GOAL = From the first line of the data below through the line bearing "import plotly.graph_objects as go", reproduce each line exactly; do not include pictures.
◇ ◇ ◇ ◇ ◇
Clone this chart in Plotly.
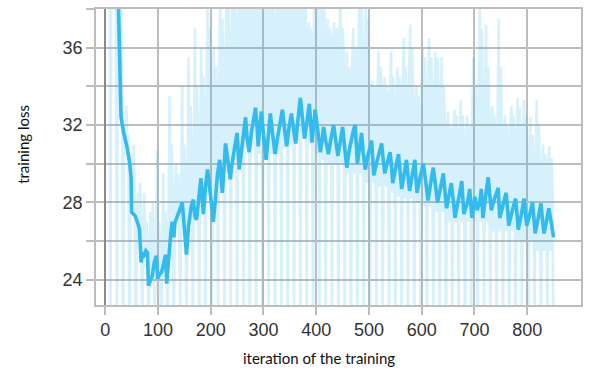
import plotly.graph_objects as go

# ---- data -------------------------------------------------------------
raw_iter = list(range(0, 851, 2))
raw_loss = [
    72, 68, 64, 60, 56, 20,
    52, 48, 45, 42, 40, 21,
    39, 36, 34, 38.5, 33, 20,
    32, 31, 33, 30.5, 31.5, 21,
    29, 30.5, 28, 31, 28.5, 20,
    27, 28.5, 26.5, 29, 27.5, 21,
    26, 28.5, 25.5, 27, 26, 20,
    25, 27.5, 24.5, 28, 25.5, 21,
    25, 30.7, 24.5, 27, 25.5, 20,
    25.5, 29.5, 24.8, 27.5, 26, 21,
    27, 33.5, 26, 31, 28, 20,
    28, 30, 27, 29.5, 28.5, 21,
    28.5, 34, 27, 31, 29, 20,
    29, 35.5, 27.5, 33, 30, 21,
    30, 37, 28, 34, 31.5, 20,
    31, 36, 28.5, 34.5, 32, 21,
    33, 39.5, 28.5, 37, 34, 20,
    32, 36, 28.5, 35, 33.5, 21,
    34, 39, 29, 37.5, 35, 20,
    35, 39.5, 29.5, 38.5, 36, 21,
    36, 40, 30, 39, 37, 20,
    36, 40.5, 30.5, 39, 38, 21,
    37, 41, 30.8, 39.5, 37.5, 20,
    36.5, 40, 31, 39, 38.5, 21,
    37, 41, 30.5, 38.5, 39.5, 20,
    36, 40, 30.2, 39, 38, 21,
    37, 41, 30.5, 39.5, 36.5, 20,
    36.5, 40, 30.5, 39, 38, 21,
    37.5, 41, 30.8, 40, 37, 20,
    37, 40.5, 31, 39, 38.5, 21,
    38, 41.5, 31.2, 40, 37.5, 20,
    37.5, 41, 31.3, 39.5, 38.5, 21,
    36.5, 37.3, 31, 37, 36, 20,
    38, 40.5, 30.5, 39, 37.5, 21,
    37, 40, 30.2, 38.5, 37.5, 20,
    36, 37.5, 30, 37, 36.5, 21,
    35.5, 37.3, 30, 36.5, 37, 20,
    36, 39.5, 30, 37, 36, 21,
    34, 35.8, 29.5, 35, 34.5, 20,
    35, 37, 29.5, 36, 35.5, 21,
    35, 39.5, 29.5, 38, 36, 20,
    35, 39, 29, 37.5, 34, 21,
    33, 34.3, 29, 34, 33.5, 20,
    33.5, 35.8, 28.8, 35, 34, 21,
    33, 34.5, 28.8, 34, 33.5, 20,
    33, 35.8, 28.5, 34.5, 33, 21,
    33, 35, 28.3, 34.5, 33.5, 20,
    34, 36.5, 28.2, 35, 33, 21,
    34, 37.2, 28.2, 36, 33.5, 20,
    32.5, 34, 28, 33.5, 32.5, 21,
    34, 36, 27.8, 35.5, 33, 20,
    34, 36.5, 27.8, 35.5, 33, 21,
    34, 35.8, 27.5, 35.5, 34, 20,
    33, 35.5, 27.5, 34, 32, 21,
    31, 32.7, 27, 32, 31.5, 20,
    31.5, 32.8, 27, 32.5, 31, 21,
    31.5, 33.3, 27, 32.5, 31, 20,
    31, 32.5, 27, 32, 31.5, 21,
    33, 35.5, 27, 34, 32, 20,
    34, 39, 27, 37, 33, 21,
    33.5, 37.2, 27, 35, 32.5, 20,
    31.5, 33, 26.5, 32.5, 31, 21,
    33, 37.5, 26.5, 35, 32, 20,
    31, 32.5, 26.5, 32, 30.5, 21,
    31.5, 33, 26.5, 32.5, 31, 20,
    31.5, 33.4, 26, 32.9, 31, 21,
    31, 33.3, 26, 32.5, 30.5, 20,
    30.5, 32.4, 26, 31.5, 30, 21,
    30.5, 33.3, 25.5, 32, 30, 20,
    29.5, 31, 25.5, 30.5, 29, 21,
    30, 30.9, 25.5, 30.3, 28.5, 20,
]

smooth_iter = [
    0, 10, 20, 25, 30, 35, 41, 46, 49, 50, 53, 57, 62, 65, 68, 71, 74, 77, 80, 82,
    86, 89, 93, 97, 99.5, 103, 107, 111, 114.5, 116.5, 120, 124, 127, 130, 132, 136, 141, 146, 150, 154,
    158, 163, 167, 170, 173, 177, 181.5, 184, 186, 190, 194, 197, 201, 205, 209, 213, 217, 220, 222, 225,
    228, 232, 237, 241, 245, 250, 254, 259, 262, 266, 269, 273, 277, 281, 285, 288, 290, 293, 296, 300,
    305, 309, 313, 317, 322, 327, 331, 336, 340, 344, 348, 353, 357, 361, 365, 370, 374, 378, 383, 387,
    392, 395, 398, 403, 408, 411, 414, 418, 423, 428, 433, 437, 441, 446, 450, 454, 458, 462, 467, 471,
    474, 476, 478, 482, 486, 489, 493, 497, 501, 505, 507, 509, 514, 519, 524, 527, 530, 535, 540, 543,
    545, 550, 556, 559, 562, 567, 571, 574, 577, 582, 587, 589, 591, 597, 603, 608, 612, 617, 622, 626,
    630, 636, 641, 644, 647, 652, 656, 660, 663, 670, 676, 678, 680, 687, 691, 695, 701, 705, 710, 713,
    716, 721, 726, 729, 732, 738, 745, 748, 754, 760, 763, 765, 771, 778, 781, 783, 789, 794, 797, 799,
    805, 810, 813, 815, 821, 826, 829, 832, 837, 841, 846, 850,
]
smooth_loss = [
    62, 51, 43, 38.2, 32.4, 31.6, 30.9, 30.1, 29.3, 27.5, 27.4, 27.3, 26.9, 26.6, 24.9, 25.4, 25.3, 25.5, 25.4, 23.7,
    24.0, 24.2, 24.9, 25.25, 24.05, 24.3, 24.4, 25.0, 25.3, 23.8, 25.2, 26.3, 27.0, 26.2, 26.95, 27.3, 27.6, 28.0, 26.5, 25.3,
    26.8, 27.8, 28.15, 27.3, 27.1, 28.2, 29.25, 28.3, 27.4, 28.8, 29.7, 29.0, 28.0, 27.0, 28.2, 29.5, 30.2, 29.2, 28.5, 29.7,
    31.05, 30.3, 29.2, 30.1, 30.9, 31.6, 29.7, 30.8, 31.7, 32.4, 31.3, 30.6, 31.6, 32.3, 32.9, 31.8, 30.9, 31.9, 32.7, 31.5,
    30.2, 31.4, 32.6, 31.6, 30.5, 31.4, 32.1, 32.8, 31.8, 30.9, 31.8, 32.6, 31.8, 31.05, 32.2, 33.4, 32.3, 31.3, 32.3, 33.1,
    31.1, 32.0, 32.8, 31.7, 30.6, 31.2, 31.9, 31.2, 30.5, 31.3, 32.0, 31.2, 30.4, 31.2, 31.9, 30.8, 29.8, 30.6, 31.3, 31.8,
    32.0, 31.0, 30.0, 30.8, 31.6, 30.6, 29.7, 30.3, 30.8, 31.2, 30.3, 29.4, 30.0, 30.6, 31.05, 30.2, 29.5, 30.1, 30.6, 29.8,
    29.0, 29.7, 30.5, 29.6, 28.7, 29.5, 30.2, 29.4, 28.6, 29.4, 30.2, 29.3, 28.5, 29.3, 30.0, 29.0, 28.1, 29.0, 29.8, 28.9,
    28.0, 28.8, 29.5, 28.6, 27.7, 28.4, 29.0, 28.1, 27.2, 28.2, 29.1, 28.2, 27.4, 28.0, 28.7, 27.2, 28.3, 27.6, 28.0, 28.7,
    27.2, 28.3, 29.3, 28.4, 27.6, 28.2, 28.75, 27.2, 27.9, 28.5, 27.6, 26.8, 27.5, 28.2, 27.3, 26.6, 27.4, 28.2, 27.4, 26.8,
    27.4, 28.0, 27.1, 26.4, 27.2, 27.95, 27.1, 26.4, 27.1, 27.7, 26.9, 26.2,
]

x_ticks = [0, 100, 200, 300, 400, 500, 600, 700, 800]
y_ticks = [24, 28, 32, 36]
x_title = "iteration of the training"
y_title = "training loss"

# ---- figure -----------------------------------------------------------
LINE = "#33bbee"
GRID = "#bdbdbd"

fig = go.Figure()
fig.add_trace(go.Scatter(
    x=raw_iter, y=raw_loss, mode="lines",
    line=dict(color="rgba(51,187,238,0.2)", width=2.6),
    hoverinfo="skip", showlegend=False,
))
fig.add_trace(go.Scatter(
    x=smooth_iter, y=smooth_loss, mode="lines",
    line=dict(color=LINE, width=3.6),
    showlegend=False,
))

tick_font = dict(family="Liberation Sans, Arial, sans-serif", size=18, color="#333333")
title_font = dict(family="Lato, sans-serif", size=15, color="#111111")

fig.update_layout(
    width=590, height=373,
    margin=dict(l=96, r=7, t=8, b=68),
    paper_bgcolor="white", plot_bgcolor="white",
    xaxis=dict(
        range=[-17.5, 902],
        tickmode="array", tickvals=x_ticks,
        ticks="outside", ticklen=8, tickwidth=1.5, tickcolor=GRID,
        showgrid=True, gridcolor=GRID, gridwidth=1.5,
        zeroline=True, zerolinecolor="#8a8a8a", zerolinewidth=2,
        showline=True, linecolor=GRID, linewidth=1.5, mirror=True,
        tickfont=tick_font,
    ),
    yaxis=dict(
        range=[22.7, 38.0],
        tickmode="array", tickvals=y_ticks,
        ticks="outside", ticklen=8, tickwidth=1.5, tickcolor=GRID,
        showgrid=True, gridcolor=GRID, gridwidth=1.5,
        minor=dict(dtick=2, tick0=22, ticks="outside", ticklen=8, tickwidth=1.5,
                   tickcolor=GRID, showgrid=True, gridcolor=GRID, gridwidth=1.5),
        zeroline=False,
        showline=True, linecolor=GRID, linewidth=1.5, mirror=True,
        tickfont=tick_font,
    ),
    annotations=[
        dict(text=x_title, xref="paper", yref="paper",
             x=(319.5 - 96) / 487, y=(305 - 358) / 297,
             xanchor="center", yanchor="middle", showarrow=False, font=title_font),
        dict(text=y_title, xref="paper", yref="paper",
             x=(22 - 96) / 487, y=(305 - 144) / 297, textangle=-90,
             xanchor="center", yanchor="middle", showarrow=False, font=title_font),
    ],
)

fig.write_html("out.html")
◇ ◇ ◇ ◇ ◇
REPLY TO THE EXERCISE =
Clone this chart in Plotly.
import plotly.graph_objects as go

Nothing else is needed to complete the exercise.